- Records shown -
+++

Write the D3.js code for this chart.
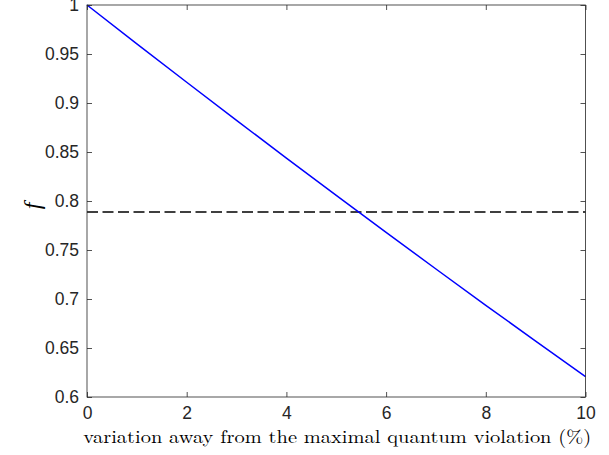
<!DOCTYPE html>
<html>
<head>
<meta charset="utf-8">
<script src="https://cdn.jsdelivr.net/npm/d3@7"></script>
<style>
  body { margin: 0; background: #fff; }
  text { fill: #262626; }
</style>
</head>
<body>
<div id="chart"></div>
<script>
// values
let variation = [0, 1, 2, 3, 4, 5, 6, 7, 8, 9, 10];
let fValues = [1, 0.9604, 0.9212, 0.8823, 0.8438, 0.8057, 0.7680, 0.7306, 0.6936, 0.6570, 0.6207];
let threshold = 0.7887;
let xTicks = [0, 2, 4, 6, 8, 10];
let yTicks = [0.6, 0.65, 0.7, 0.75, 0.8, 0.85, 0.9, 0.95, 1];

let W = 609, H = 455;
let margin = { top: 5, right: 23.5, bottom: 58, left: 87 };
let w = W - margin.left - margin.right,
    h = H - margin.top - margin.bottom;

let svg = d3.select("#chart").append("svg")
    .attr("width", W)
    .attr("height", H);

let g = svg.append("g")
    .attr("transform", "translate(" + margin.left + "," + margin.top + ")");

let x = d3.scaleLinear().domain([0, 10]).range([0, w]);
let y = d3.scaleLinear().domain([0.6, 1]).range([h, 0]);

//Lines
let line = d3.line()
    .x(function (d, i) { return x(variation[i]); })
    .y(function (d) { return y(d); });

g.append("line")
    .attr("x1", x(0)).attr("x2", x(10))
    .attr("y1", y(threshold)).attr("y2", y(threshold))
    .style("stroke", "#000")
    .style("stroke-width", 1.5)
    .style("stroke-dasharray", "11,4.5");

g.append("path")
    .datum(fValues)
    .attr("d", line)
    .style("fill", "none")
    .style("stroke", "#0000ff")
    .style("stroke-width", 1.5);

//Axes, MATLAB style: box with inward ticks on all sides
let tickLen = 5;
let axisStyle = function (sel) {
    sel.select(".domain").remove();
    sel.selectAll(".tick line").style("stroke", "#262626").style("stroke-width", 0.8);
    sel.selectAll("text")
        .style("font-family", "'Liberation Sans', Arial, sans-serif")
        .style("font-size", "17.5px")
        .style("fill", "#262626");
};

g.append("g")
    .attr("transform", "translate(0," + h + ")")
    .call(d3.axisBottom(x).tickValues(xTicks).tickSize(-tickLen).tickPadding(10).tickFormat(d3.format("d")))
    .call(axisStyle);

g.append("g")
    .call(d3.axisTop(x).tickValues(xTicks).tickSize(-tickLen).tickFormat(""))
    .call(axisStyle);

g.append("g")
    .call(d3.axisLeft(y).tickValues(yTicks).tickSize(-tickLen).tickPadding(8).tickFormat(function (d) { return d3.format("")(+d.toFixed(2)); }))
    .call(axisStyle);

g.append("g")
    .attr("transform", "translate(" + w + ",0)")
    .call(d3.axisRight(y).tickValues(yTicks).tickSize(-tickLen).tickFormat(""))
    .call(axisStyle);

g.append("rect")
    .attr("width", w)
    .attr("height", h)
    .style("fill", "none")
    .style("stroke", "#262626")
    .style("stroke-width", 0.8);

//Labels
svg.append("text")
    .attr("x", margin.left + w / 2 + 1)
    .attr("y", 443)
    .attr("text-anchor", "middle")
    .attr("textLength", 508)
    .attr("lengthAdjust", "spacingAndGlyphs")
    .style("font-family", "'Latin Modern Roman', 'DejaVu Serif', 'Liberation Serif', serif")
    .style("font-size", "18px")
    .style("fill", "#000")
    .text("variation away from the maximal quantum violation (%)");

svg.append("text")
    .attr("transform", "translate(40," + (margin.top + y(0.795)) + ") rotate(-90)")
    .attr("text-anchor", "middle")
    .style("font-family", "'Liberation Serif', 'DejaVu Serif', serif")
    .style("font-style", "italic")
    .style("font-size", "24px")
    .style("fill", "#000")
    .text("f");
</script>
</body>
</html>
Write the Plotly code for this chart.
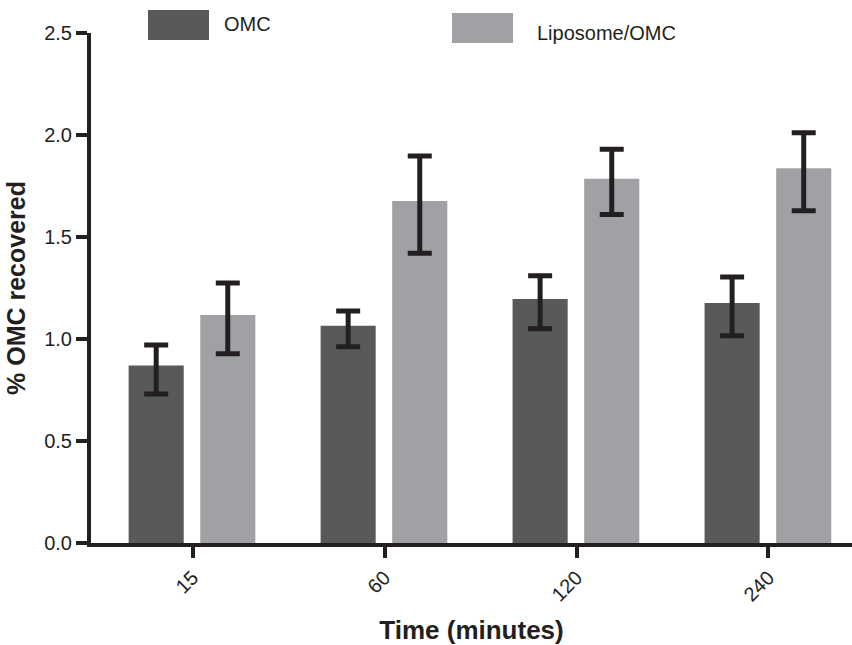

+++

- Goal -
Above are records with pictures; repeat the records exactly and leave the pictures out.

- Response to the exercise -
Write the D3.js code for this chart.
<!DOCTYPE html>
<html>
<head>
<meta charset="utf-8">
<script src="https://cdn.jsdelivr.net/npm/d3@7"></script>
<style>
  body { margin: 0; background: #fff; }
  text { fill: #262626; }
</style>
</head>
<body>
<div id="chart"></div>
<script>
// values
let variation = [0, 1, 2, 3, 4, 5, 6, 7, 8, 9, 10];
let fValues = [1, 0.9604, 0.9212, 0.8823, 0.8438, 0.8057, 0.7680, 0.7306, 0.6936, 0.6570, 0.6207];
let threshold = 0.7887;
let xTicks = [0, 2, 4, 6, 8, 10];
let yTicks = [0.6, 0.65, 0.7, 0.75, 0.8, 0.85, 0.9, 0.95, 1];

let W = 609, H = 455;
let margin = { top: 5, right: 23.5, bottom: 58, left: 87 };
let w = W - margin.left - margin.right,
    h = H - margin.top - margin.bottom;

let svg = d3.select("#chart").append("svg")
    .attr("width", W)
    .attr("height", H);

let g = svg.append("g")
    .attr("transform", "translate(" + margin.left + "," + margin.top + ")");

let x = d3.scaleLinear().domain([0, 10]).range([0, w]);
let y = d3.scaleLinear().domain([0.6, 1]).range([h, 0]);

//Lines
let line = d3.line()
    .x(function (d, i) { return x(variation[i]); })
    .y(function (d) { return y(d); });

g.append("line")
    .attr("x1", x(0)).attr("x2", x(10))
    .attr("y1", y(threshold)).attr("y2", y(threshold))
    .style("stroke", "#000")
    .style("stroke-width", 1.5)
    .style("stroke-dasharray", "11,4.5");

g.append("path")
    .datum(fValues)
    .attr("d", line)
    .style("fill", "none")
    .style("stroke", "#0000ff")
    .style("stroke-width", 1.5);

//Axes, MATLAB style: box with inward ticks on all sides
let tickLen = 5;
let axisStyle = function (sel) {
    sel.select(".domain").remove();
    sel.selectAll(".tick line").style("stroke", "#262626").style("stroke-width", 0.8);
    sel.selectAll("text")
        .style("font-family", "'Liberation Sans', Arial, sans-serif")
        .style("font-size", "17.5px")
        .style("fill", "#262626");
};

g.append("g")
    .attr("transform", "translate(0," + h + ")")
    .call(d3.axisBottom(x).tickValues(xTicks).tickSize(-tickLen).tickPadding(10).tickFormat(d3.format("d")))
    .call(axisStyle);

g.append("g")
    .call(d3.axisTop(x).tickValues(xTicks).tickSize(-tickLen).tickFormat(""))
    .call(axisStyle);

g.append("g")
    .call(d3.axisLeft(y).tickValues(yTicks).tickSize(-tickLen).tickPadding(8).tickFormat(function (d) { return d3.format("")(+d.toFixed(2)); }))
    .call(axisStyle);

g.append("g")
    .attr("transform", "translate(" + w + ",0)")
    .call(d3.axisRight(y).tickValues(yTicks).tickSize(-tickLen).tickFormat(""))
    .call(axisStyle);

g.append("rect")
    .attr("width", w)
    .attr("height", h)
    .style("fill", "none")
    .style("stroke", "#262626")
    .style("stroke-width", 0.8);

//Labels
svg.append("text")
    .attr("x", margin.left + w / 2 + 1)
    .attr("y", 443)
    .attr("text-anchor", "middle")
    .attr("textLength", 508)
    .attr("lengthAdjust", "spacingAndGlyphs")
    .style("font-family", "'Latin Modern Roman', 'DejaVu Serif', 'Liberation Serif', serif")
    .style("font-size", "18px")
    .style("fill", "#000")
    .text("variation away from the maximal quantum violation (%)");

svg.append("text")
    .attr("transform", "translate(40," + (margin.top + y(0.795)) + ") rotate(-90)")
    .attr("text-anchor", "middle")
    .style("font-family", "'Liberation Serif', 'DejaVu Serif', serif")
    .style("font-style", "italic")
    .style("font-size", "24px")
    .style("fill", "#000")
    .text("f");
</script>
</body>
</html>
Write the Plotly code for this chart.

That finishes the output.